At 11 a.m., I'm stationed in a cubicle in the rear of the office. I'm handed a personalitiy test. "Whoo-hoo," I think to myself. It's one of those obvious-answers kind of personality quiz. The front pages says to check all the words on the page that you think describe how other people expect you to behave. Great. On the backside, same words, but now which ones I think describe me. Silliness. It's 11:04. I start to think I'll be out early.
Step two: spelling test. The kind where they give you the same word twice, but one of the times it's misspelled and you have to pick the right one. It's mind-boggling. Then the good stuff: the editing worksheet. I'm handed a really bad essay and I get to fix it. I chopped that bad boy up. I almost gave up and retyped it because I covered it in corrections. Oh well. It sucked.
Then the hard stuff begins. First, I have to write a press release pretending to announce the invention of either pencils, scissors or nails.
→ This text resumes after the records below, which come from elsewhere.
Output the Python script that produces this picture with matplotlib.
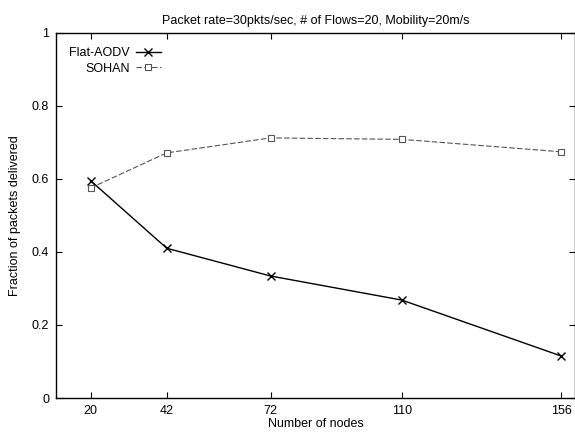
import matplotlib
matplotlib.use('Agg')
import matplotlib.pyplot as plt

plt.rcParams['font.family'] = ['Liberation Sans', 'DejaVu Sans']

nodes = [20, 42, 72, 110, 156]
flat_aodv = [0.595, 0.410, 0.334, 0.268, 0.115]
sohan = [0.575, 0.671, 0.712, 0.708, 0.674]
y_ticks = [0, 0.2, 0.4, 0.6, 0.8, 1]
y_labels = ['0', '0.2', '0.4', '0.6', '0.8', '1']

fig = plt.figure(figsize=(5.75, 4.37), dpi=100)
ax = fig.add_axes([0.0974, 0.0892, 0.9026, 0.836])

ax.plot(nodes, flat_aodv, color='black', linewidth=1.0, marker='x',
        markersize=6, markeredgewidth=1.0, label='Flat-AODV')
ax.plot(nodes, sohan, color='#555555', linewidth=0.8, linestyle=(0, (5, 2)),
        marker='s', markersize=4.5, markerfacecolor='white',
        markeredgecolor='#555555', markeredgewidth=0.8, label='SOHAN')

ax.set_xlim(10, 160)
ax.set_ylim(0, 1)
ax.set_xticks(nodes)
ax.set_xticklabels([str(n) for n in nodes])
ax.set_yticks(y_ticks)
ax.set_yticklabels(y_labels)
ax.tick_params(direction='in', top=True, right=True, length=4,
               labelsize=9, pad=5)
for side in ax.spines.values():
    side.set_linewidth(1.0)

ax.set_title('Packet rate=30pkts/sec, # of Flows=20, Mobility=20m/s',
             fontsize=9, pad=6)
ax.set_xlabel('Number of nodes', fontsize=9, labelpad=1)
ax.set_ylabel('Fraction of packets delivered', fontsize=9, labelpad=8)

ax.legend(loc='upper left', bbox_to_anchor=(0.008, 0.985), frameon=False,
          markerfirst=False, fontsize=9, handlelength=2.0, handletextpad=0.5,
          labelspacing=0.3, borderaxespad=0.3)

fig.savefig('out.png', dpi=100)
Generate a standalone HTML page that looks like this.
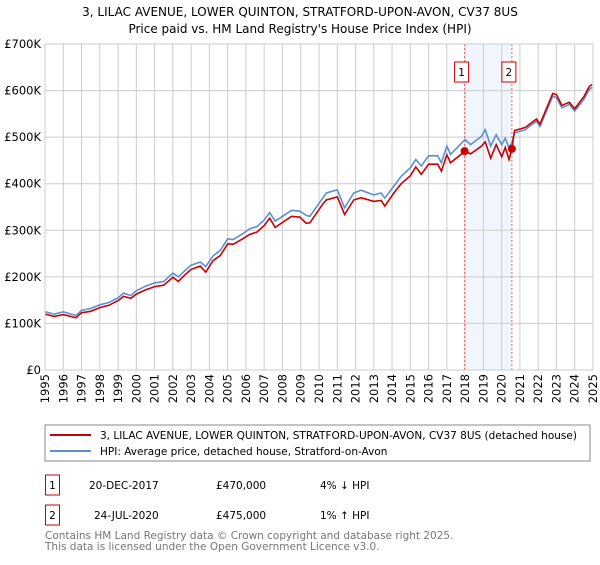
<!DOCTYPE html>
<html><head><meta charset="utf-8"><style>
body{margin:0;background:#fff;font-family:"Liberation Sans","DejaVu Sans",sans-serif;}
svg text{font-family:"DejaVu Sans","Liberation Sans",sans-serif;}
</style></head><body>
<svg id="c" width="600" height="560" xmlns="http://www.w3.org/2000/svg">
<text x="300" y="16" text-anchor="middle" font-size="12" fill="#000">3, LILAC AVENUE, LOWER QUINTON, STRATFORD-UPON-AVON, CV37 8US</text>
<text x="300" y="33" text-anchor="middle" font-size="12" fill="#000">Price paid vs. HM Land Registry's House Price Index (HPI)</text>
<g id="grid"></g><g id="marks"></g><g id="axes"></g>
<rect x="45" y="425" width="545" height="36" fill="#fff" stroke="#888"/>
<line x1="50" y1="435" x2="91" y2="435" stroke="#cc0000" stroke-width="2"/>
<text x="100" y="439" font-size="10.5">3, LILAC AVENUE, LOWER QUINTON, STRATFORD-UPON-AVON, CV37 8US (detached house)</text>
<line x1="50" y1="451" x2="91" y2="451" stroke="#5b8fd6" stroke-width="2"/>
<text x="100" y="455" font-size="10.5">HPI: Average price, detached house, Stratford-on-Avon</text>
<g font-size="10.5">
<rect x="45.5" y="475" width="14" height="20" fill="#fff" stroke="#cc0000"/><text x="52.5" y="489" text-anchor="middle">1</text>
<text x="89" y="489">20-DEC-2017</text><text x="216" y="489">£470,000</text><text x="320" y="489">4% ↓ HPI</text></g>
<g font-size="10.5">
<rect x="45.5" y="505" width="14" height="20" fill="#fff" stroke="#cc0000"/><text x="52.5" y="519" text-anchor="middle">2</text>
<text x="94" y="519">24-JUL-2020</text><text x="216" y="519">£475,000</text><text x="320" y="519">1% ↑ HPI</text></g>
<text x="45" y="539" font-size="10.5" fill="#777">Contains HM Land Registry data © Crown copyright and database right 2025.</text>
<text x="45" y="550" font-size="10.5" fill="#777">This data is licensed under the Open Government Licence v3.0.</text>
</svg>
<script>
const hpiYears=[1995,1995.5,1996,1996.7,1997,1997.5,1998,1998.5,1999,1999.3,1999.7,2000,2000.5,2001,2001.5,2002,2002.3,2002.7,2003,2003.5,2003.8,2004.2,2004.6,2005,2005.3,2005.8,2006.2,2006.6,2007,2007.3,2007.6,2008,2008.5,2008.96,2009.3,2009.5,2010.2,2010.4,2011,2011.4,2011.9,2012.3,2013,2013.4,2013.6,2014.1,2014.5,2015,2015.3,2015.6,2016,2016.5,2016.7,2017,2017.2,2018,2018.3,2018.9,2019.1,2019.4,2019.7,2020,2020.2,2020.4,2020.56,2020.7,2021.3,2021.9,2022.1,2022.8,2023,2023.3,2023.7,2024,2024.5,2024.8,2024.95];
const hpiValues=[125,120,125,117,128,132,140,145,155,165,160,170,180,187,190,208,200,215,225,232,222,245,257,282,280,292,303,308,322,338,320,330,343,341,332,330,369,380,387,348,380,386,376,380,369,395,416,434,452,438,460,460,445,481,463,495,484,502,516,481,505,484,498,477,488,509,516,534,523,588,585,563,570,556,581,603,607];
const priceValues=[120,115,119,112,123,126,134,139,149,158,154,163,172,179,182,199,190,206,216,223,210,235,246,271,270,281,291,296,310,326,306,317,330,328,315,316,356,365,372,334,365,370,362,364,352,380,400,417,436,420,442,442,427,462,445,470,464,481,490,455,484,458,478,452,475,514,521,539,528,594,591,568,575,561,587,609,613];
const sales=[[2017.97,470,"1"],[2020.56,475,"2"]];
const yTicks=[0,100,200,300,400,500,600,700];
const xTicks=[1995,1996,1997,1998,1999,2000,2001,2002,2003,2004,2005,2006,2007,2008,2009,2010,2011,2012,2013,2014,2015,2016,2017,2018,2019,2020,2021,2022,2023,2024,2025];
const X0=45,X1=593,Y0=370,Y1=44;
const xs=v=>X0+(v-1995)/30*(X1-X0), ys=v=>Y0-v/700*(Y0-Y1);
const NS="http://www.w3.org/2000/svg";
function mk(t,a,p){const e=document.createElementNS(NS,t);for(const k in a)e.setAttribute(k,a[k]);p.appendChild(e);return e;}
const g=document.getElementById('grid'),m=document.getElementById('marks'),ax=document.getElementById('axes');
const sh=mk('rect',{x:xs(sales[0][0]),y:Y1,width:xs(sales[1][0])-xs(sales[0][0]),height:Y0-Y1,fill:'#eef2fc',opacity:0.8},g);


yTicks.forEach(v=>{const l=mk('line',{x1:X0,x2:X1,y1:ys(v),y2:ys(v),stroke:'#ccc'},g);


const t=mk('text',{x:X0-4,y:ys(v)+4,'text-anchor':'end','font-size':'11.5'},ax);t.textContent=v?'£'+v+'K':'£0';

});
xTicks.forEach(v=>{const l=mk('line',{x1:xs(v),x2:xs(v),y1:Y1,y2:Y0,stroke:'#ccc'},g);


const t=mk('text',{x:0,y:0,'text-anchor':'end','font-size':'11.5',transform:`translate(${xs(v)+4},374) rotate(-90)`},ax);t.textContent=v;

});
const r=mk('rect',{x:X0,y:Y1,width:X1-X0,height:Y0-Y1,fill:'none',stroke:'#ccc'},ax);


sales.forEach(s=>{const l=mk('line',{x1:xs(s[0]),x2:xs(s[0]),y1:Y1,y2:Y0,stroke:'#f06060','stroke-dasharray':'2,2'},m);

});
function path(vals,col,name){const d=hpiYears.map((y,i)=>(i?'L':'M')+xs(y).toFixed(1)+','+ys(vals[i]).toFixed(1)).join('');
const p=mk('path',{d:d,fill:'none',stroke:col,'stroke-width':1.6},m);

}
path(hpiValues,'#5b8fd6','hpi-line');
path(priceValues,'#cc0000','price-line');
sales.forEach(s=>{const c=mk('circle',{cx:xs(s[0]),cy:ys(s[1]),r:4,fill:'#cc0000'},m);


const b=mk('rect',{x:xs(s[0])-10,y:62,width:14,height:20,fill:'#fff',stroke:'#cc0000'},m);


const t=mk('text',{x:xs(s[0])-3,y:76,'text-anchor':'middle','font-size':'10.5'},m);t.textContent=s[2];

});
</script>
</body></html>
I went with scissors. The inventor's name was John Cutsalot. Hopefully I can get a copy of all this stuff, because this was funny. Then I have to derail and do another quiz thing, although I don't remember what it was about. Then back to writing, this time doing a press release for a guy joining a company. I'm given his bio worksheet, where he filled in the blanks, then I write a page about him. Fun. I like making up quotes for made up people. Now I'm down to one more thing.
The sheet says I have one month to plan the opening of a shopping center. I need to include specific details about what the PR firm will be doing in the weeks before the grand opening, then specifics on what will happen opening day. Then I turn to the next page and discover the big department store that was the cornerstone of the center will not be opening at all. I have to detail how this will be handled and what will be done to minimize the negative effect it will have on the center and on opening day festivities.
So that's all that. Let's just sum it up and say I wrote six single-spaced pages in an hour. Git-r-done.